25 April 2011

A 'Politics of Freedom' for the Left

On the assumption that "freedom" has been a rhetorical trump card that beats whatever liberals and progressives have in their hand on any given occasion, Corey Robin proposes that Democrats and their allies cultivate a "politics of freedom" of their own to seize the rhetorical high ground. Specifically, progressives have to challenge the Republican thesis that freedom can be found in the Market. Robin proposes an emphasis on freedom from power that identifies where power is really found.

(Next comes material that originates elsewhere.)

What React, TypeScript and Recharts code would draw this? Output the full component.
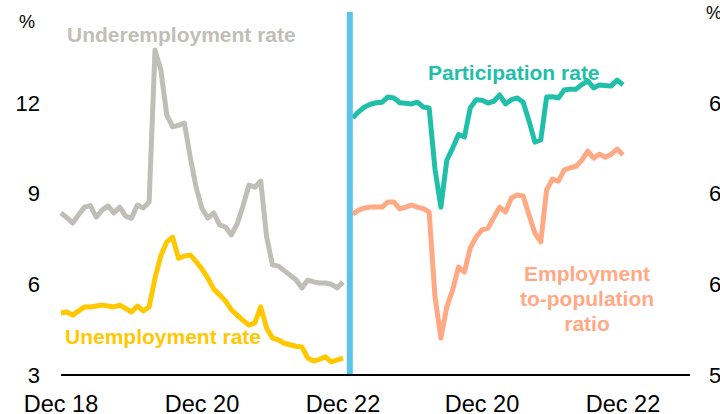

We must confront this ideology head-on: not by temporizing about the riskiness or instability of the free market or by demonstrating that it (or its Republican stewards) cannot deliver growth but by mobilizing the most potent resource of the American vernacular against it. We must develop an argument that the market is a source of constraint and government an instrument of freedom. Without a strong government hand in the economy, men and women are at the mercy of their employer, who has the power to determine not only their wages, benefits and hours but also their lives and those of their families, on and off the job.

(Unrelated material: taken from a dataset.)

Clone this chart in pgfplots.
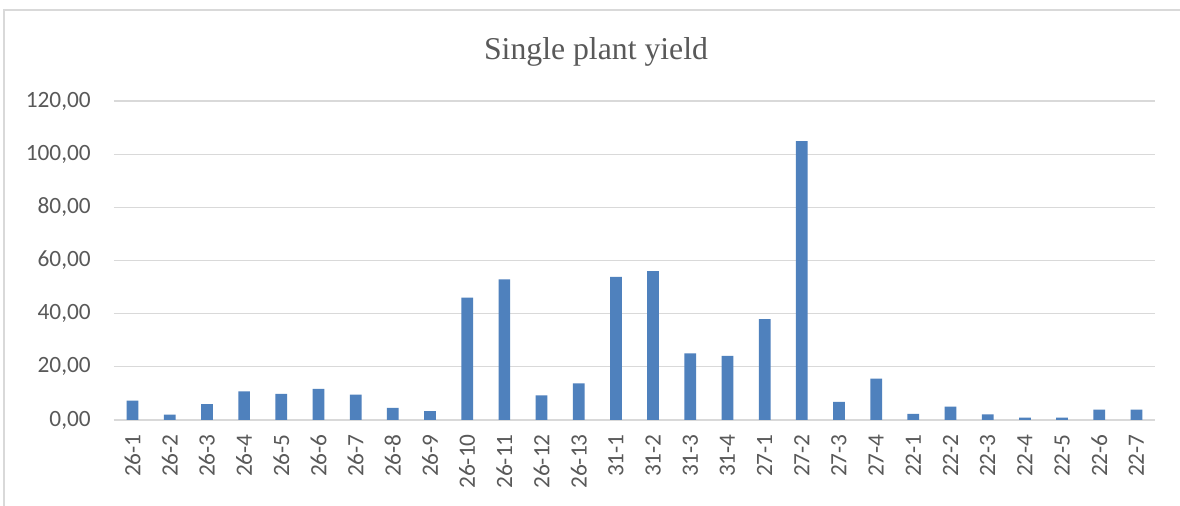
\documentclass[border=0pt]{standalone}
\usepackage{pgfplots}
\pgfplotsset{compat=1.18}
\usepackage{fontspec}
\setmainfont{Carlito}
\newfontfamily\titlefont{Liberation Serif}
\definecolor{barblue}{HTML}{4F81BD}
\definecolor{txtgray}{HTML}{595959}
\definecolor{gridgray}{HTML}{D9D9D9}
\begin{document}
\begin{tikzpicture}[x=1pt,y=1pt]
\useasboundingbox (0,0) rectangle (885,379.5);
\fill[white] (0,0) rectangle (885,379.5);
\draw[gridgray, line width=1pt] (3,0) -- (3,372) -- (890,372);
\node[anchor=base, text=txtgray, font=\titlefont\fontsize{23.8}{28}\selectfont] at (447,334.5) {Single plant yield};
\begin{axis}[
  at={(85.5pt,64.5pt)}, anchor=south west,
  scale only axis, width=780.75pt, height=239.25pt,
  xmin=-0.5, xmax=27.5, ymin=0, ymax=120,
  ybar, bar width=8.8pt,
  axis x line*=bottom, axis y line*=left,
  x axis line style={draw=gridgray, line width=0.9pt},
  y axis line style={draw=none},
  ymajorgrids, grid style={gridgray, line width=0.9pt},
  major tick length=0pt,
  xtick=data,
  xticklabels={26-1,26-2,26-3,26-4,26-5,26-6,26-7,26-8,26-9,26-10,26-11,26-12,26-13,31-1,31-2,31-3,31-4,27-1,27-2,27-3,27-4,22-1,22-2,22-3,22-4,22-5,22-6,22-7},
  ytick={0,20,40,60,80,100,120},
  yticklabels={{0,00},{20,00},{40,00},{60,00},{80,00},{100,00},{120,00}},
  ticklabel style={text=txtgray, font=\fontsize{17.5}{20}\selectfont, inner sep=0pt},
  xticklabel style={rotate=90, anchor=east},
  yticklabel style={anchor=east},
  xticklabel shift=10.5pt,
  yticklabel shift=17.25pt,
]
\addplot[fill=barblue, draw=none] coordinates {
(0,7.3) (1,2.0) (2,6.0) (3,10.8) (4,9.8) (5,11.7) (6,9.5) (7,4.6) (8,3.3)
(9,46.0) (10,52.9) (11,9.3) (12,13.8) (13,53.8) (14,56.0) (15,25.1) (16,24.1)
(17,37.9) (18,104.9) (19,6.8) (20,15.6) (21,2.3) (22,5.0) (23,2.1) (24,0.9)
(25,0.9) (26,3.9) (27,3.9)
};
\end{axis}
\end{tikzpicture}
\end{document}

Robin warns against envisioning government as a bulwark unto itself against the domination of bosses. That kind of thinking encourages the kind of dependent mentality that conservatives, he implies, rightly criticize. A progressive "politics of freedom" shouldn't envision citizens as passive recipients of government goods; it should envision government as citizens' instrument for enforcing their own freedom from domination by employers. Similarly, Robin prefers emphasizing "freedom" over "equality" because "equality" implies a passive reception of government's distribution of goods. Equality, he argues, is only a means to the end of freedom, not the other way around. Equality secures freedom by limiting the power of employers to control employees' lives. The state, he writes, is "an instrument for disrupting the private life of power," i.e. for disrupting private citizens' power over others.

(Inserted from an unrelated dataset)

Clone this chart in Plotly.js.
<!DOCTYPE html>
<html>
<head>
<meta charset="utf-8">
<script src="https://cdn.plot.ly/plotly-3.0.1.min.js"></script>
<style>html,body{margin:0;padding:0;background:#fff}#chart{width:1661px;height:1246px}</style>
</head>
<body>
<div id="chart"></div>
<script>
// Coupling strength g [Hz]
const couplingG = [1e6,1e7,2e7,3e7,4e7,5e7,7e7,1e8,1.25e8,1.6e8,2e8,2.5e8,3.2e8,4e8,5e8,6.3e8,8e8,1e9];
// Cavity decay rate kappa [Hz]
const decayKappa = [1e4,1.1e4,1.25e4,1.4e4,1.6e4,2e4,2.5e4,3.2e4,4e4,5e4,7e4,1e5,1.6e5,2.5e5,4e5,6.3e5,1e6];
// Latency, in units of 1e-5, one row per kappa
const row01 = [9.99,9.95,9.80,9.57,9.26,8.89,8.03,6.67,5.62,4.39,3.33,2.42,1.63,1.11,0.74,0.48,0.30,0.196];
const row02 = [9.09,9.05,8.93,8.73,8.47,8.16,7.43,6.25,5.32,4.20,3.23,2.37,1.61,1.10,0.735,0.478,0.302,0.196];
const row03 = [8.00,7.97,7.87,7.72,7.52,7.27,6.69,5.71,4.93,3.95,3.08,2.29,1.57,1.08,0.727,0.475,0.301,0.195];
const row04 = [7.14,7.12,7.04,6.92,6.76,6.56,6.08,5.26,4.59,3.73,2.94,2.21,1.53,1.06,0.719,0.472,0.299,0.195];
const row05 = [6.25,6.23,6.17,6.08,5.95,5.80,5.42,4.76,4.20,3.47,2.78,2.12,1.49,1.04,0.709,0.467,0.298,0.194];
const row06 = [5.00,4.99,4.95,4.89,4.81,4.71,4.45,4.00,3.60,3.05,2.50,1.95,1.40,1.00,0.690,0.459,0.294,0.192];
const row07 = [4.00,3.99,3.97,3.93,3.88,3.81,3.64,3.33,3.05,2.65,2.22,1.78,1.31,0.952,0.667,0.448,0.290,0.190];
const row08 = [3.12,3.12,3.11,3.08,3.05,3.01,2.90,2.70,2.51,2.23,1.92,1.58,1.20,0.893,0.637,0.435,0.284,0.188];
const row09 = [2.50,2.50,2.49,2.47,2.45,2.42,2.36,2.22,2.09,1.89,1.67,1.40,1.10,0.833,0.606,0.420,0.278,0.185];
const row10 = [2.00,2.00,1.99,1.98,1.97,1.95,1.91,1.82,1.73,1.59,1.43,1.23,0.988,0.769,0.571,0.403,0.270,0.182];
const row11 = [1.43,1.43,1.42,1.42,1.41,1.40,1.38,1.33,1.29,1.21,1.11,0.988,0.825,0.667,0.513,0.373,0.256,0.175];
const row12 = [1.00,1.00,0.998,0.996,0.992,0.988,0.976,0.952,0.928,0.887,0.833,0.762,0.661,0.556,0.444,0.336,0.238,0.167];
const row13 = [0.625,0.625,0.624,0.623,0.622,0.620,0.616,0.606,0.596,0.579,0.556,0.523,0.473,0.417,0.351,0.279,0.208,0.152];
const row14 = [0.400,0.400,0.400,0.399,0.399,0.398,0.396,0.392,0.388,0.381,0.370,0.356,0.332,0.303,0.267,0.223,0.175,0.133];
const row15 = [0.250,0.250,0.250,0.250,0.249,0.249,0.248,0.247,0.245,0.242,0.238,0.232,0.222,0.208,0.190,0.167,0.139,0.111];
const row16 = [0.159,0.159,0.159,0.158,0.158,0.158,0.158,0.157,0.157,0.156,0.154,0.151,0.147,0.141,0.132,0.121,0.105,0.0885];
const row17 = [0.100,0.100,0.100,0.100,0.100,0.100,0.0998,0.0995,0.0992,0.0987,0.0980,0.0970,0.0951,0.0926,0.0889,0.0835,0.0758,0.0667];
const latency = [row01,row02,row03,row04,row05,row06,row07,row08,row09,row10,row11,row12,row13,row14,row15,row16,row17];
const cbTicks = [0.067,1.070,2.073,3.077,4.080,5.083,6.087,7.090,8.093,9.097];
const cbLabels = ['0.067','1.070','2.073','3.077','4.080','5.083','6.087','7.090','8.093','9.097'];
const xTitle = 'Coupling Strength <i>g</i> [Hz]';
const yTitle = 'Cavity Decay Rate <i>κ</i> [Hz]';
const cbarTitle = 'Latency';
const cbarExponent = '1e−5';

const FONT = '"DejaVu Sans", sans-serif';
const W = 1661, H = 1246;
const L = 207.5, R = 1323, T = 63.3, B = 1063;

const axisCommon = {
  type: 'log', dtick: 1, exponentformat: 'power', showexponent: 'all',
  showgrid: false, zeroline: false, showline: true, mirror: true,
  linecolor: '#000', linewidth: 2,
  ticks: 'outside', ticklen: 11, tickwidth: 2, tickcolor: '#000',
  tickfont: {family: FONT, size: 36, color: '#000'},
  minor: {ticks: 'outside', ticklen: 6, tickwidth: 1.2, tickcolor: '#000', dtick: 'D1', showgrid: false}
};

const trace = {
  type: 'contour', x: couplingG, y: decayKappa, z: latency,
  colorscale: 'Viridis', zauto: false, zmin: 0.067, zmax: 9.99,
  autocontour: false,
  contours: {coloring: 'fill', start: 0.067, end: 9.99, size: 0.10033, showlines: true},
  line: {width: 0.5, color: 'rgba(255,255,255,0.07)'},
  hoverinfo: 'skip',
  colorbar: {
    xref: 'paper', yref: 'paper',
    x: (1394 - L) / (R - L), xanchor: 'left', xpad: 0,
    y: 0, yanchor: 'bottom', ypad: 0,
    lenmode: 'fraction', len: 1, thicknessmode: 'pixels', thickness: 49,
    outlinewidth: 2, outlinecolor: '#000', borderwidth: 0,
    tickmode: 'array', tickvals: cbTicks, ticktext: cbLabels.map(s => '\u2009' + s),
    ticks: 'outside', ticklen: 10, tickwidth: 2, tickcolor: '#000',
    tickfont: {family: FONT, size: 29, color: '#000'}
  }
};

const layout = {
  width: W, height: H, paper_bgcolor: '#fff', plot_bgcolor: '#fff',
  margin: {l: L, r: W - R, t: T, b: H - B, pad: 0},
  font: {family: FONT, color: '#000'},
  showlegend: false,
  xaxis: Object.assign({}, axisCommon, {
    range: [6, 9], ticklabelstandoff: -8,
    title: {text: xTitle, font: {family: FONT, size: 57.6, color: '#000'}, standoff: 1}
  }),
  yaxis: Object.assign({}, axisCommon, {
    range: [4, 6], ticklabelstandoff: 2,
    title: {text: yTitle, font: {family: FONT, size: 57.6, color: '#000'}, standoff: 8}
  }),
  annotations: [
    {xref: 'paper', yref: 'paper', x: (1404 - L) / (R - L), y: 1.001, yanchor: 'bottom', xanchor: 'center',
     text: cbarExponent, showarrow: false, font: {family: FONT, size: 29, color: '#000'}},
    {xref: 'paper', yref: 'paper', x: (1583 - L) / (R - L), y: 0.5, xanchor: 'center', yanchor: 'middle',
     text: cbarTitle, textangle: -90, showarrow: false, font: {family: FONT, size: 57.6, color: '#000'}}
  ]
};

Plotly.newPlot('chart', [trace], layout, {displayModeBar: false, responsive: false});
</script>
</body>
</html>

Robin's argument is forcefully stated, but I'm not sure if his opposition of freedom and power will be compelling for many Americans. I suspect that a lot of us think of freedom as a means to power -- power over things if not necessarily power over other people. In either case, power is probably something many of us think we are free or should be free to earn. If so, then to say that freedom is the absence or constraint of private power might sound like freedom contradicting itself. People are likely to ask what the point of freedom is if we can't reap its fair rewards. The answer is that Robin isn't really arguing for "freedom" in the simple terms in which many Americans understand it, but for a variation on the "ordered liberty" philosophical conservatives and classical liberals have long advocated, under which raw freedom is harnessed by moral or ethical restraints into an instrument for the public good. In Robin's version democracy becomes the vehicle of enforcement, liberty ordering itself. Unfortunately, Robin is less interested in arguing his point on intellectual or philosophical grounds than in seizing a buzzword for the purpose of demagoguery. His plan to appropriate a Republican slogan, no matter whose intellectual property "freedom" actually is, ends up looking like a cynical ploy. There are arguments to be made for ordered liberty -- it's the only kind that's sustainable -- but Robin will need to figure out how to sell "order" to the masses before he can make an argument himself.

1 comment:

Anonymous said...

The very root of the problem lies in the inability or unwillingness of people to see the whole picture. Management/labor, Business/Government - we tend to see these as antagonistic or opposing forces, when the fact is, in order for the system to work correctly, these "opposites" must be seen as symbiotic.

As well, the good of the nation MUST be recognized as the one and only trump card. A business should not expect tax cuts during an economic downturn. Management should not be allowed to cut a percentage of the labor force without cutting an equal percentage of management....after all, fewer workers should require fewer managers.

Until we understand the symbiosis and agree to it, we will continue to pull the nation in different directions and there will be no progress or solving of problems.